| Your task |
Take the lines from the top down to and including the one with "from matplotlib.ticker import MultipleLocator" and repeat them exactly. Omit images.

____ Source material

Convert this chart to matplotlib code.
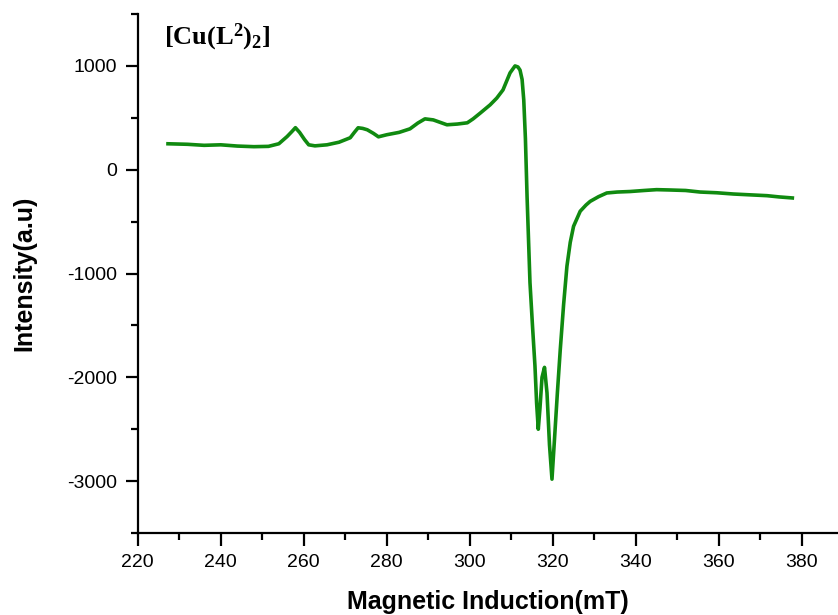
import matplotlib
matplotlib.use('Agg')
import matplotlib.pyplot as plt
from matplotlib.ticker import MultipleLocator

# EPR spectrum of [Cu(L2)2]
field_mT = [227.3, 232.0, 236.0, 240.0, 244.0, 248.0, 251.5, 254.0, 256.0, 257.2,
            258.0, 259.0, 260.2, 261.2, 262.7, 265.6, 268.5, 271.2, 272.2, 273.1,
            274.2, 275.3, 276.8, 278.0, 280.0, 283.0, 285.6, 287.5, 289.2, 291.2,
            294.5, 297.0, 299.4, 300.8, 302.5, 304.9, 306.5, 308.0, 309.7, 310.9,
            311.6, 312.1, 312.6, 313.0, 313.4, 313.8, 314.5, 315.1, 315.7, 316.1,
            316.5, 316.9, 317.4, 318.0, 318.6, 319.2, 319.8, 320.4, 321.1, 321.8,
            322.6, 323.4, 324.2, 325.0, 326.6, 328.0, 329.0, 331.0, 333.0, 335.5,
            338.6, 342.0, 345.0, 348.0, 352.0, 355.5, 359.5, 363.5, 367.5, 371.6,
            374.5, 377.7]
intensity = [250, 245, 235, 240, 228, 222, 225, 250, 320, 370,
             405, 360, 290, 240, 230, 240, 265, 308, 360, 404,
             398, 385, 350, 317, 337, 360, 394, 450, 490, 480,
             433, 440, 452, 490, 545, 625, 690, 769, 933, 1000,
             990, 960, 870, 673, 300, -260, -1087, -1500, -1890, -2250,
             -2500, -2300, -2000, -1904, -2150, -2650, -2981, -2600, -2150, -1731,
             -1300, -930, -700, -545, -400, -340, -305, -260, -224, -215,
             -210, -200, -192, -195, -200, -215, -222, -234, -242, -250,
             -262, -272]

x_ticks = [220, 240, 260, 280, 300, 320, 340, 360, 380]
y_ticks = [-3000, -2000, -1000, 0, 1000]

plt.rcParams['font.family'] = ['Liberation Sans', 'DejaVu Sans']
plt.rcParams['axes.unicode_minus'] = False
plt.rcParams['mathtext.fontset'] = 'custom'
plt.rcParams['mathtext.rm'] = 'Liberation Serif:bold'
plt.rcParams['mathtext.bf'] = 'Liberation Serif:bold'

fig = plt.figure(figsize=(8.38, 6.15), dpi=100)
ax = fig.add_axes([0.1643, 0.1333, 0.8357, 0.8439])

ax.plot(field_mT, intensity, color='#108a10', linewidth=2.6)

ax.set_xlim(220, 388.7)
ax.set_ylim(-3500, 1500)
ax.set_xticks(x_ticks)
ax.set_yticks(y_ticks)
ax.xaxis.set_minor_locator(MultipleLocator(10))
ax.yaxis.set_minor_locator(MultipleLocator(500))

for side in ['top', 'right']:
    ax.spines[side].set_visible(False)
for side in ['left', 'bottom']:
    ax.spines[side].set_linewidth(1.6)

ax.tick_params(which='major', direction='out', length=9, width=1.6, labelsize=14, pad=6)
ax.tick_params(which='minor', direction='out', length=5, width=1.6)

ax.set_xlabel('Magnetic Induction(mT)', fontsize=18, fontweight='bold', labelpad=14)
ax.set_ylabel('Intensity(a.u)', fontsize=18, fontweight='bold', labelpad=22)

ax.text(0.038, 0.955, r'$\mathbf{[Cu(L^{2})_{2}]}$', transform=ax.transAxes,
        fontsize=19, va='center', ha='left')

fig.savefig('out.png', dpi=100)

________

| Task answer |
Convert this chart to matplotlib code.
import matplotlib
matplotlib.use('Agg')
import matplotlib.pyplot as plt
from matplotlib.ticker import MultipleLocator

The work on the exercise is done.